[EXERCISE] Look for "that" in each line of the entries, and return the matching lines.

[SUPPLIED MATERIAL]

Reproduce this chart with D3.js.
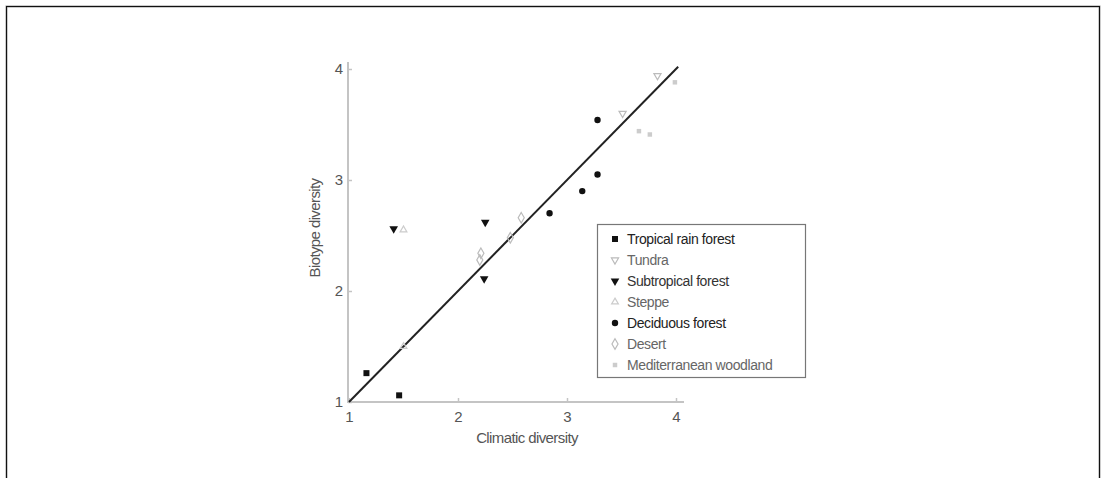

* * *

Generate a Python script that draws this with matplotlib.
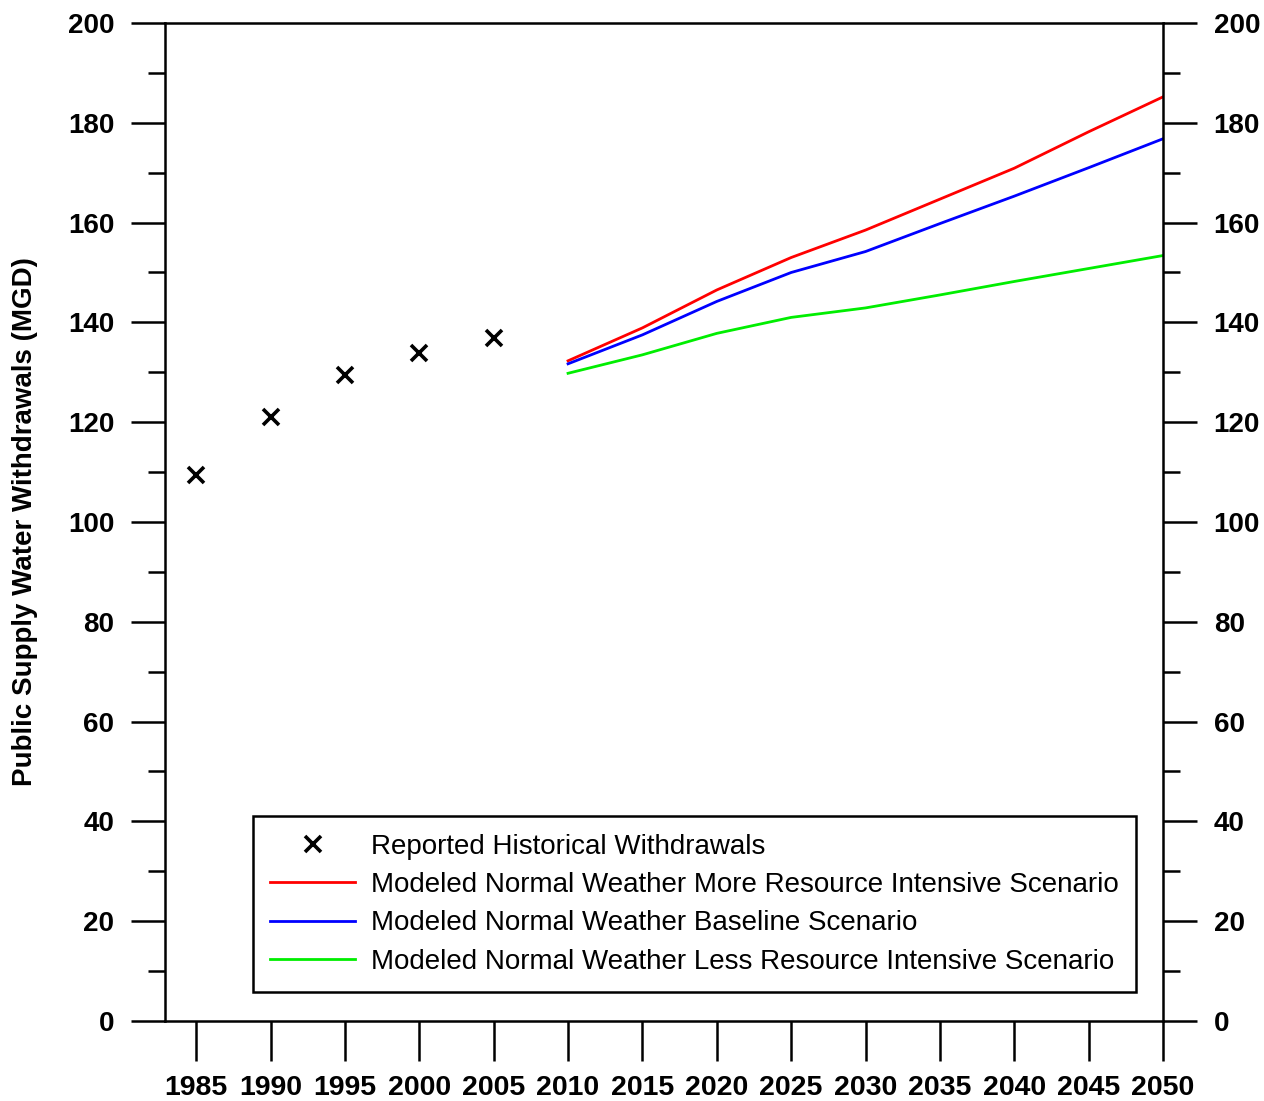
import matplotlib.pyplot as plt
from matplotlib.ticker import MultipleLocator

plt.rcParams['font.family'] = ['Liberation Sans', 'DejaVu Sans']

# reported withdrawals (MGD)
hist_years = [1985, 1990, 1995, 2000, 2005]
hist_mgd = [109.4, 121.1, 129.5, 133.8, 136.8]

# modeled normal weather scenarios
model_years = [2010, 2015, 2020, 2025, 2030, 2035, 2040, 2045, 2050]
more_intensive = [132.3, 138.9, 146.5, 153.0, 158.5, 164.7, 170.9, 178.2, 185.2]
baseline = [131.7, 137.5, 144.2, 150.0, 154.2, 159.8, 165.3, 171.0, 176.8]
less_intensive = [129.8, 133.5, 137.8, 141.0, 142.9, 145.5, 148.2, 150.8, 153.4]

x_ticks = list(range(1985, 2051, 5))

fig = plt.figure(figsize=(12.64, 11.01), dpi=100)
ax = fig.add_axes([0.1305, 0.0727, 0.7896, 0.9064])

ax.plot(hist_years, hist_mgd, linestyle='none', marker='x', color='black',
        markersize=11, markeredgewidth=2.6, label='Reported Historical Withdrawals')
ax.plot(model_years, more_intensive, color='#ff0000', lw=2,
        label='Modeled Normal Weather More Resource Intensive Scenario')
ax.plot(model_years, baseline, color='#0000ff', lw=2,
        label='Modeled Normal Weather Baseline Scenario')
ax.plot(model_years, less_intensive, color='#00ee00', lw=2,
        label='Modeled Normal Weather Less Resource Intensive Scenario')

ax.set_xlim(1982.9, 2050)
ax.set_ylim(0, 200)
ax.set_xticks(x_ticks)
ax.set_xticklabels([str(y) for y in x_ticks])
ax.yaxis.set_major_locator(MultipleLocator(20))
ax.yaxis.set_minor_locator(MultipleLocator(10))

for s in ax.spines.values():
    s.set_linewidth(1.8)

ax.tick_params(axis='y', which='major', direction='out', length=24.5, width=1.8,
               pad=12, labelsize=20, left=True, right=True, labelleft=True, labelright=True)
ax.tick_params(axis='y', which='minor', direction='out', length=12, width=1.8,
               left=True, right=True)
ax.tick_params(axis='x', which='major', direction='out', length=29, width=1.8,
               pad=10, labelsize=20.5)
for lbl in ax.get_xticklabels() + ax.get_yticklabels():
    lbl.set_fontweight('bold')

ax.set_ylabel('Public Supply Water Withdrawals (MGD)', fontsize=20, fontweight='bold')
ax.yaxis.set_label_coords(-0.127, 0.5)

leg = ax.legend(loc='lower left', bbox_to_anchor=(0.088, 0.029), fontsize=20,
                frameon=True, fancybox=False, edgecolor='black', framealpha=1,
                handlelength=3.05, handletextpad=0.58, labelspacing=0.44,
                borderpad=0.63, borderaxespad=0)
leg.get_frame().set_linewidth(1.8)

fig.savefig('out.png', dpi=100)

* * *

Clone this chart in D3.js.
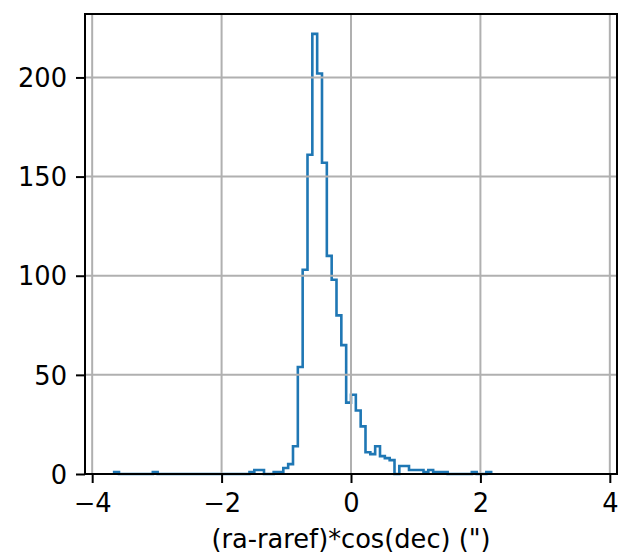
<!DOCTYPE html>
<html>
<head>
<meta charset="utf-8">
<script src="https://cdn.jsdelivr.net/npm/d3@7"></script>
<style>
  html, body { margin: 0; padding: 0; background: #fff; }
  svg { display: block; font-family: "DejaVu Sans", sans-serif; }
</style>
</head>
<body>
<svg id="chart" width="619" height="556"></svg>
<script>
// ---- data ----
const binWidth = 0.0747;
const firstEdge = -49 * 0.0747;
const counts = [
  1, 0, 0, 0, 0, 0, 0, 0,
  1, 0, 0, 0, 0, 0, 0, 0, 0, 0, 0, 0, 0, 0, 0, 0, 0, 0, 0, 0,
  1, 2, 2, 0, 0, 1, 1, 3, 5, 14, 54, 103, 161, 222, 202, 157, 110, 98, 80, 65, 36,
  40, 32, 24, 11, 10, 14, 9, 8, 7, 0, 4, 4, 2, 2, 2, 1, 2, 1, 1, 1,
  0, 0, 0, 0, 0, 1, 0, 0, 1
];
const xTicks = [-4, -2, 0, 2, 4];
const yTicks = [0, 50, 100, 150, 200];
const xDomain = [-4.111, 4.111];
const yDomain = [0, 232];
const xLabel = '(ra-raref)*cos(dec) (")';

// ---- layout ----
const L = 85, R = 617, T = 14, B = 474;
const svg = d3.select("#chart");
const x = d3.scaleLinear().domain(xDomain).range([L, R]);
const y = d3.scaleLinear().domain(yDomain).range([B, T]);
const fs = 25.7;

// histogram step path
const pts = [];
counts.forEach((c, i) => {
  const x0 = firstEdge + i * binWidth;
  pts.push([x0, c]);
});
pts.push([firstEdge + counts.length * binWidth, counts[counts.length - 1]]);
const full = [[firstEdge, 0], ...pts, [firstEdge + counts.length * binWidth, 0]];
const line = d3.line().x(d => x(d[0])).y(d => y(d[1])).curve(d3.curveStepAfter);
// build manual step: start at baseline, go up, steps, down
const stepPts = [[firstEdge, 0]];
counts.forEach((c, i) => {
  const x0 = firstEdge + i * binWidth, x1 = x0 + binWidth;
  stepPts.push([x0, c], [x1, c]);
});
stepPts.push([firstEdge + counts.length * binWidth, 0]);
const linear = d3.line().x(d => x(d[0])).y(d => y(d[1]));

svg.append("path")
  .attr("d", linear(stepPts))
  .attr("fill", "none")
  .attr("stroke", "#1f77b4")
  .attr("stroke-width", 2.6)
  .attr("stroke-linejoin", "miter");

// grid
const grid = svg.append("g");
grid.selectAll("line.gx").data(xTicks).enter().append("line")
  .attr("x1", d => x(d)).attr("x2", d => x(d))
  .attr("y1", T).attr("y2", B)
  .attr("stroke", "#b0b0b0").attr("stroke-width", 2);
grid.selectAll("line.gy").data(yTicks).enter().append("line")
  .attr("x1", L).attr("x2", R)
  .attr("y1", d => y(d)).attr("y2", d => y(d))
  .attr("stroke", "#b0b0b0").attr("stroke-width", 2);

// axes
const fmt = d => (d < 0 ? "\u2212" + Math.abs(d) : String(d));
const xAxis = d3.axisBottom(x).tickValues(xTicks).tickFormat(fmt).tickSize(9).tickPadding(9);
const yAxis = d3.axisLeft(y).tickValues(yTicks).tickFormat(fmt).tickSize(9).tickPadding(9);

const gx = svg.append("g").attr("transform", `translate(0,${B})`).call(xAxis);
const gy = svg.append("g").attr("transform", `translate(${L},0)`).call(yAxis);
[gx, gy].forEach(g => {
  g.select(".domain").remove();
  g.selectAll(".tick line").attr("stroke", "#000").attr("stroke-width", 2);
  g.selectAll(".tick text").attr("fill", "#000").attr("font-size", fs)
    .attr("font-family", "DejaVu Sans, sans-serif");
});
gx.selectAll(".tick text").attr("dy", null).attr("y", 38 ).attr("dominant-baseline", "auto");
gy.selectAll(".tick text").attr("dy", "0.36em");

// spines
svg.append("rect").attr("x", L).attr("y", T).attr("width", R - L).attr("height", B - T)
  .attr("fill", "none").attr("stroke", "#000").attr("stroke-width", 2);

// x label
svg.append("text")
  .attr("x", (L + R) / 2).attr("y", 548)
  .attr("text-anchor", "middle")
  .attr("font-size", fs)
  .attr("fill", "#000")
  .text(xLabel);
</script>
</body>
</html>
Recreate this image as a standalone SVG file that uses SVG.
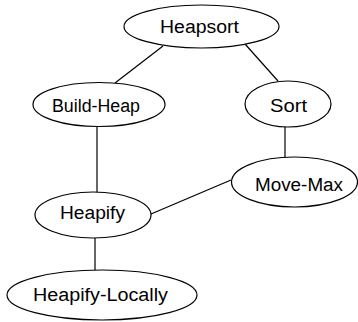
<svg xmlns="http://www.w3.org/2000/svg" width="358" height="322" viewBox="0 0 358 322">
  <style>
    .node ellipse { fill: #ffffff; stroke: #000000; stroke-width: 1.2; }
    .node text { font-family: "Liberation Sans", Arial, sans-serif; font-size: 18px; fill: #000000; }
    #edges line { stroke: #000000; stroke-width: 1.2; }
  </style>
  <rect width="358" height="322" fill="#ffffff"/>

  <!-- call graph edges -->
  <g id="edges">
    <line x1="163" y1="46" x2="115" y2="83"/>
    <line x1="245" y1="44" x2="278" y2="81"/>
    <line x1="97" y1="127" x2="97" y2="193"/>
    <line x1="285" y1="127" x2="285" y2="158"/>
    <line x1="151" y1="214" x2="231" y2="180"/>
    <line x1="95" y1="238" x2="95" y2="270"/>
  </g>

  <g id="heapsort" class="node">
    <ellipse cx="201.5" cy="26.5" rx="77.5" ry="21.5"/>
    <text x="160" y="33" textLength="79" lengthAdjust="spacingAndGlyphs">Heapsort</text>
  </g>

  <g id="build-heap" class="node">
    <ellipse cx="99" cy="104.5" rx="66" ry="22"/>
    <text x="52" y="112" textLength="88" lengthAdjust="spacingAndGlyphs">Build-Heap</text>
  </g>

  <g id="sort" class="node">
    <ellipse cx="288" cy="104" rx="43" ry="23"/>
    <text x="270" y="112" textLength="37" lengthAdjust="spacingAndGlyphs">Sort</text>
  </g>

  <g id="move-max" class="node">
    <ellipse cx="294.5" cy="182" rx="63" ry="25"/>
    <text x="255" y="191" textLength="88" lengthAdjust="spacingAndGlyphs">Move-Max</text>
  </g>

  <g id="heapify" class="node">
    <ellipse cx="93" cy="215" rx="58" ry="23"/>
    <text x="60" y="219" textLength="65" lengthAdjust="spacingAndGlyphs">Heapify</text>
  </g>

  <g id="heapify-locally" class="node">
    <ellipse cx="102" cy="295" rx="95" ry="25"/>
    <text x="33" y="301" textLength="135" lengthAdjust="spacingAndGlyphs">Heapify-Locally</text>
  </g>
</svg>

[TASK SOLUTION]
Generate a Python script that draws this with matplotlib.
Recreate this image as a standalone SVG file that uses SVG.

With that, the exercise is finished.